After a long absence from my blog and from travel, I am extremely pleased to have been able to once again take in an exhibition. I don’t know if the Martin Parr show at the Villa Medici was intended to be a show for COVID-times, or if it is merely a happy coincidence, however, the exhibition is a photography show in the open air. I have rarely experienced these other than on the fence that runs along Les Jardins du Luxembourg in Paris, which is OK, but a rather terrible setting, and the odd temporary things you meet on the road that are neither curated, nor usually very interesting.

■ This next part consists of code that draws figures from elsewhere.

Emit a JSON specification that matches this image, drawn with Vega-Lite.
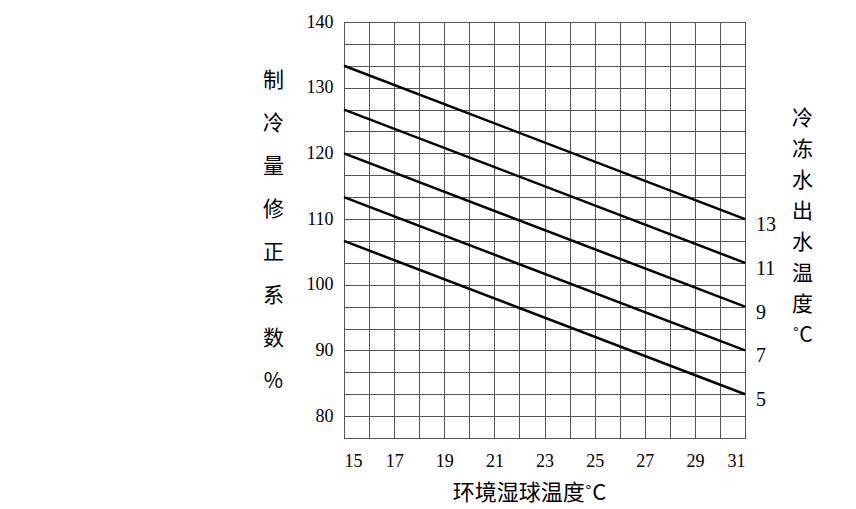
{
  "$schema": "https://vega.github.io/schema/vega-lite/v6.json",
  "width": 401,
  "height": 416,
  "autosize": {"type": "none"},
  "padding": {"left": 344, "top": 22, "right": 111, "bottom": 71},
  "background": "white",
  "config": {
    "view": {"stroke": "black", "strokeWidth": 1},
    "font": "Liberation Serif, Noto Sans CJK SC",
    "axis": {
      "labelFont": "Liberation Serif",
      "labelFontSize": 18,
      "labelColor": "black",
      "labelOverlap": false,
      "titleFont": "Noto Sans CJK SC",
      "titleFontWeight": "normal",
      "titleColor": "black",
      "gridColor": "#555",
      "gridOpacity": 1,
      "gridWidth": 1,
      "ticks": false,
      "domain": false
    }
  },
  "data": {
    "values": [
      {"series": "13", "t": 15, "v": 133.333},
      {"series": "13", "t": 31, "v": 110},
      {"series": "11", "t": 15, "v": 126.667},
      {"series": "11", "t": 31, "v": 103.333},
      {"series": "9", "t": 15, "v": 120},
      {"series": "9", "t": 31, "v": 96.667},
      {"series": "7", "t": 15, "v": 113.333},
      {"series": "7", "t": 31, "v": 90},
      {"series": "5", "t": 15, "v": 106.667},
      {"series": "5", "t": 31, "v": 83.333}
    ]
  },
  "resolve": {"axis": {"y": "independent"}},
  "layer": [
    {
      "mark": {"type": "line", "color": "black", "strokeWidth": 2.5},
      "encoding": {
        "x": {
          "field": "t", "type": "quantitative",
          "scale": {"domain": [15, 31], "nice": false, "zero": false},
          "axis": {
            "values": [15,16,17,18,19,20,21,22,23,24,25,26,27,28,29,30,31],
            "tickCount": 50,
            "grid": true,
            "labelExpr": "datum.value % 2 == 1 ? format(datum.value, 'd') : ''",
            "labelPadding": 14,
            "title": "环境湿球温度˚C",
            "titleFontSize": 22,
            "titleX": 185,
            "titlePadding": 12
          }
        },
        "y": {
          "field": "v", "type": "quantitative",
          "scale": {"domain": [76.6667, 140], "nice": false, "zero": false},
          "axis": {
            "values": [76.6667,80,83.3333,86.6667,90,93.3333,96.6667,100,103.3333,106.6667,110,113.3333,116.6667,120,123.3333,126.6667,130,133.3333,136.6667,140],
            "tickCount": 50,
            "labelExpr": "(datum.value % 10 < 0.01 || datum.value % 10 > 9.99) ? format(round(datum.value), 'd') : ''",
            "labelPadding": 11,
            "title": ["制","冷","量","修","正","系","数","%"],
            "titleAngle": 0,
            "titleAlign": "center",
            "titleBaseline": "middle",
            "titleFontSize": 21,
            "titleLineHeight": 43,
            "titleX": -71,
            "titleY": 58
          }
        },
        "detail": {"field": "series"}
      }
    },
    {
      "transform": [{"filter": "datum.t == 31"}],
      "mark": {"type": "text", "align": "left", "dx": 11, "dy": 6, "fontSize": 20, "font": "Liberation Serif", "color": "black"},
      "encoding": {
        "x": {"field": "t", "type": "quantitative"},
        "y": {
          "field": "v", "type": "quantitative",
          "axis": {
            "orient": "right",
            "labels": false,
            "grid": false,
            "title": ["冷","冻","水","出","水","温","度","˚C"],
            "titleAngle": 0,
            "titleAlign": "center",
            "titleBaseline": "middle",
            "titleFontSize": 21,
            "titleLineHeight": 31,
            "titleX": 57,
            "titleY": 96
          }
        },
        "text": {"field": "series"}
      }
    }
  ]
}
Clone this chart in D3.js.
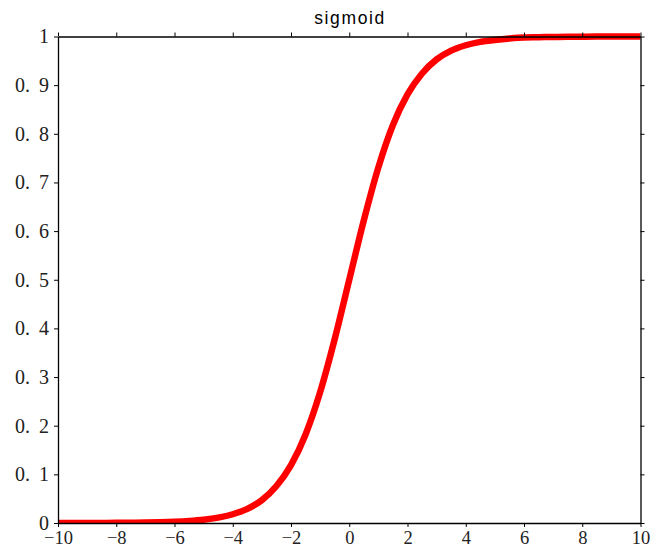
<!DOCTYPE html>
<html>
<head>
<meta charset="utf-8">
<script src="https://cdn.jsdelivr.net/npm/d3@7"></script>
<style>
  body { margin: 0; background: #fff; }
  svg { display: block; }
</style>
</head>
<body>
<svg width="656" height="548"></svg>
<script>
// values, x step 0.5
var xs = [-10, -9.5, -9, -8.5, -8, -7.5, -7, -6.5, -6, -5.5, -5, -4.5, -4, -3.5, -3, -2.5, -2, -1.5, -1, -0.5,
          0, 0.5, 1, 1.5, 2, 2.5, 3, 3.5, 4, 4.5, 5, 5.5, 6, 6.5, 7, 7.5, 8, 8.5, 9, 9.5, 10];
var ys = [0.0000, 0.0001, 0.0001, 0.0002, 0.0003, 0.0006, 0.0009, 0.0015, 0.0025, 0.0041, 0.0067, 0.011, 0.018, 0.029, 0.047, 0.076, 0.119, 0.182, 0.269, 0.378,
          0.500, 0.622, 0.731, 0.818, 0.881, 0.924, 0.953, 0.971, 0.982, 0.989, 0.993, 0.996, 0.998, 0.9985, 0.9991, 0.9994, 0.9997, 0.9998, 0.9999, 0.9999, 1.0000];
var xTicks = [-10, -8, -6, -4, -2, 0, 2, 4, 6, 8, 10];
var yTicks = [0, 0.1, 0.2, 0.3, 0.4, 0.5, 0.6, 0.7, 0.8, 0.9, 1];
var title = "sigmoid";

var svg = d3.select("svg");
var plotL = 58, plotR = 640.5, plotT = 36.5, plotB = 523;

var x = d3.scaleLinear().domain([-10, 10]).range([plotL, plotR]);
var y = d3.scaleLinear().domain([0, 1]).range([plotB, plotT]);

var labelFont = "'Liberation Serif', 'DejaVu Serif', serif";

svg.append("defs").append("clipPath").attr("id", "plot")
  .append("rect").attr("x", plotL).attr("y", plotT - 4)
  .attr("width", plotR - plotL).attr("height", plotB - plotT + 4);

var line = d3.line()
  .x(function(d, i) { return x(xs[i]); })
  .y(function(d) { return y(d); })
  .curve(d3.curveMonotoneX);

svg.append("path")
  .datum(ys)
  .attr("d", line)
  .attr("fill", "none")
  .attr("stroke", "#ff0000")
  .attr("stroke-width", 6.5)
  .attr("clip-path", "url(#plot)");

function fmtMinus(d) {
  return d < 0 ? "\u2212" + Math.abs(d) : String(d);
}

// frame + ticks
var gB = svg.append("g").attr("transform", "translate(0," + plotB + ")")
  .call(d3.axisBottom(x).tickValues(xTicks).tickSize(4).tickSizeOuter(0).tickPadding(7).tickFormat(fmtMinus));
var gT = svg.append("g").attr("transform", "translate(0," + plotT + ")")
  .call(d3.axisTop(x).tickValues(xTicks).tickSize(4).tickSizeOuter(0).tickFormat(""));
var gL = svg.append("g").attr("transform", "translate(" + plotL + ",0)")
  .call(d3.axisLeft(y).tickValues(yTicks).tickSize(4).tickSizeOuter(0).tickPadding(5).tickFormat(function(d) { return d3.format("~g")(d); }));
var gR = svg.append("g").attr("transform", "translate(" + plotR + ",0)")
  .call(d3.axisRight(y).tickValues(yTicks).tickSize(4).tickSizeOuter(0).tickFormat(""));

[gB, gT, gL, gR].forEach(function(g) {
  g.select(".domain").attr("stroke", "#000").attr("stroke-width", 1.3);
  g.selectAll(".tick line").attr("stroke", "#000").attr("stroke-width", 1);
  g.selectAll(".tick text")
    .attr("fill", "#222")
    .style("font-family", labelFont)
    .style("font-size", "20px");
});
// the reference clips these at the bottom edge; keep them just inside
gB.selectAll(".tick text").style("font-size", "18.5px").attr("dy", "10px");

// wide period in decimal labels, like the reference
gL.selectAll(".tick text").each(function(d) {
  var s = d3.format("~g")(d);
  var t = d3.select(this);
  if (s.indexOf(".") >= 0) {
    var parts = s.split(".");
    t.text(null);
    t.append("tspan").text(parts[0] + ".");
    t.append("tspan").attr("dx", 9).text(parts[1]);
  }
});

svg.append("text")
  .attr("x", (plotL + plotR) / 2)
  .attr("y", 24)
  .attr("text-anchor", "middle")
  .attr("textLength", 70)
  .attr("lengthAdjust", "spacing")
  .style("font-family", "'Liberation Sans', Arial, sans-serif")
  .style("font-size", "17.5px")
  .attr("fill", "#000")
  .text(title);
</script>
</body>
</html>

The Parr show on the contrary is well thought out and placed in a corner of the Villa Medici gardens, high above the rooftops of Rome. Using various formats from maybe 1.5 m tall by 4 m wide, to smaller 30 cm by 40 cm, a couple even smaller, and finally a few lawn loungers with Parr images printed on the seating fabric. The show offers various views of Parr’s work in an unusual setting.
This section of the Villa Medici gardens are laid out with a grid gravel path and tall hedges that make up large rectangular spaces of grass with a few architectural fragments, the occasional sculpture, but still quite formal. You walk the path, get to an opening and step in. There are ‘6 rooms’ in the show, closed off with fences and images on two ends. The show takes up only a portion of the whole garden, and the balance is blocked off for those that pay for another ticket to tour the gardens. Not cool, but at COVID times, I guess any museum is excused for gouging a little. It has been a heavy drought in the money department for most all of them, the private ones in particular.
Unfortunately for me, I guess I have seen too many Parr shows in the past few years and found that most of the images in this show are retreads of greatest hits. The scale of the images do nothing for quality, and the fact that they are set the way they are, exposed to the elements, it is perhaps understandable that it is more about the image than the quality of printing. As prolific as Parr is, there is a certain disappointment – at least on my part – when you see the same lady on the beach with her eye protection, and the man with the hat not quite covering the bald spot. But, I must say, I was happy just to be there and see photography once again.
Was it great? No. Was it worth seeing? Yes. Would I pay for it if I knew what I was going to get? Probably. I was just happy to be among photographs again.